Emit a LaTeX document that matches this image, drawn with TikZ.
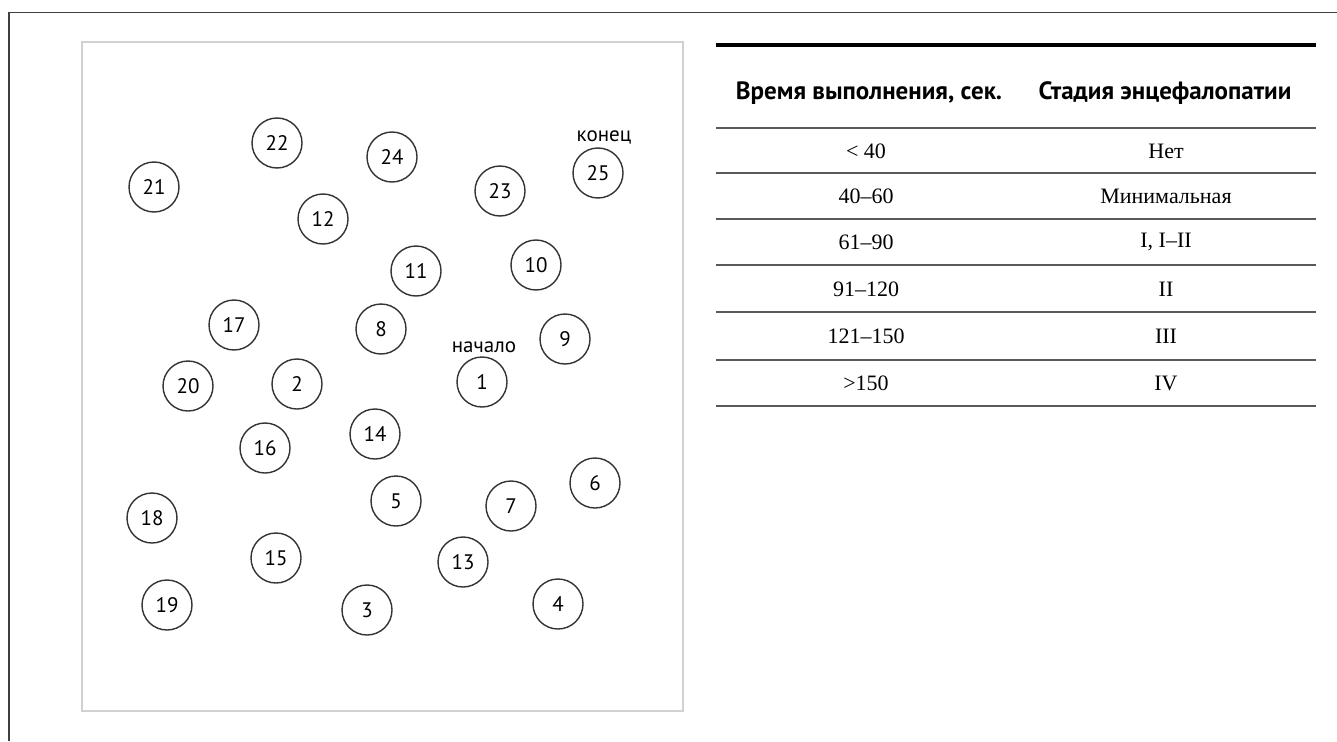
\documentclass[tikz,border=0pt]{standalone}
\usepackage{fontspec}
\setmainfont{Liberation Serif}
\newfontfamily\labelfont{PT Sans}
\begin{document}
\begin{tikzpicture}[x=1pt,y=-1pt,
  num/.style={circle, draw=black!80, line width=1.4pt, minimum size=50pt,
    inner sep=0pt, font=\labelfont\fontsize{21}{21}\selectfont},
  tag/.style={inner sep=0pt, font=\labelfont\fontsize{21}{21}\selectfont},
  head/.style={inner sep=0pt, font=\labelfont\bfseries\fontsize{25}{25}\selectfont},
  cell/.style={inner sep=0pt, font=\fontsize{22}{22}\selectfont},
  rowrule/.style={draw=black!65, line width=1.8pt},
  toprule/.style={draw=black, line width=4pt}]
\useasboundingbox (0,0) rectangle (1337,741);

% page frame (open to the right and below)
\draw[black!75, line width=1.5pt] (9,741) -- (9,12.5) -- (1337,12.5);

% test sheet
\draw[black!18, line width=1.6pt] (82,42) rectangle (683,711);

% numbered targets
\foreach \n/\px/\py in {1/482/382, 2/297/384, 3/367/610, 4/558/604, 5/396/501,
    6/595/483, 7/511/506, 8/381/329, 9/565/339, 10/536/265, 11/416/271,
    12/323/219, 13/463/562, 14/375/434, 15/276/558, 16/265/448, 17/234/325,
    18/152/518, 19/167/605, 20/188/386, 21/154/187, 22/277/143, 23/500/191,
    24/392/157, 25/598/173}
  \node[num] (c\n) at (\px,\py) {\n};

\node[tag] (start) at (484,347) {начало};
\node[tag] (finish) at (604,137) {конец};

% scoring table
\draw[toprule] (716,45) -- (1316,45);
\node[head] (h1) at (869,93) {Время выполнения, сек.};
\node[head] (h2) at (1165,93) {Стадия энцефалопатии};
\foreach \ry in {128,173,219,265,312,360,406}
  \draw[rowrule] (716,\ry) -- (1316,\ry);

\foreach \i/\ry/\ta/\tb in {1/151/{< 40}/{Нет}, 2/196/{40–60}/{Минимальная},
    3/242/{61–90}/{I, I–II}, 4/289/{91–120}/{II}, 5/336/{121–150}/{III},
    6/383/{>150}/{IV}}
{
  \node[cell] (t\i a) at (866,\ry) {\ta};
  \node[cell] (t\i b) at (1166,\ry) {\tb};
}
\end{tikzpicture}
\end{document}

::::

**Exercise goal**. All of the data above should be quoted exactly, except for the pictures.

**Result of the exercise**.
Emit a LaTeX document that matches this image, drawn with TikZ.
\documentclass[tikz,border=0pt]{standalone}
\usepackage{fontspec}
\setmainfont{Liberation Serif}
\newfontfamily\labelfont{PT Sans}
\begin{document}
\begin{tikzpicture}[x=1pt,y=-1pt,
  num/.style={circle, draw=black!80, line width=1.4pt, minimum size=50pt,
    inner sep=0pt, font=\labelfont\fontsize{21}{21}\selectfont},
  tag/.style={inner sep=0pt, font=\labelfont\fontsize{21}{21}\selectfont},
  head/.style={inner sep=0pt, font=\labelfont\bfseries\fontsize{25}{25}\selectfont},
  cell/.style={inner sep=0pt, font=\fontsize{22}{22}\selectfont},
  rowrule/.style={draw=black!65, line width=1.8pt},
  toprule/.style={draw=black, line width=4pt}]
\useasboundingbox (0,0) rectangle (1337,741);

% page frame (open to the right and below)
\draw[black!75, line width=1.5pt] (9,741) -- (9,12.5) -- (1337,12.5);

% test sheet
\draw[black!18, line width=1.6pt] (82,42) rectangle (683,711);

% numbered targets
\foreach \n/\px/\py in {1/482/382, 2/297/384, 3/367/610, 4/558/604, 5/396/501,
    6/595/483, 7/511/506, 8/381/329, 9/565/339, 10/536/265, 11/416/271,
    12/323/219, 13/463/562, 14/375/434, 15/276/558, 16/265/448, 17/234/325,
    18/152/518, 19/167/605, 20/188/386, 21/154/187, 22/277/143, 23/500/191,
    24/392/157, 25/598/173}
  \node[num] (c\n) at (\px,\py) {\n};

\node[tag] (start) at (484,347) {начало};
\node[tag] (finish) at (604,137) {конец};

% scoring table
\draw[toprule] (716,45) -- (1316,45);
\node[head] (h1) at (869,93) {Время выполнения, сек.};
\node[head] (h2) at (1165,93) {Стадия энцефалопатии};
\foreach \ry in {128,173,219,265,312,360,406}
  \draw[rowrule] (716,\ry) -- (1316,\ry);

\foreach \i/\ry/\ta/\tb in {1/151/{< 40}/{Нет}, 2/196/{40–60}/{Минимальная},
    3/242/{61–90}/{I, I–II}, 4/289/{91–120}/{II}, 5/336/{121–150}/{III},
    6/383/{>150}/{IV}}
{
  \node[cell] (t\i a) at (866,\ry) {\ta};
  \node[cell] (t\i b) at (1166,\ry) {\tb};
}
\end{tikzpicture}
\end{document}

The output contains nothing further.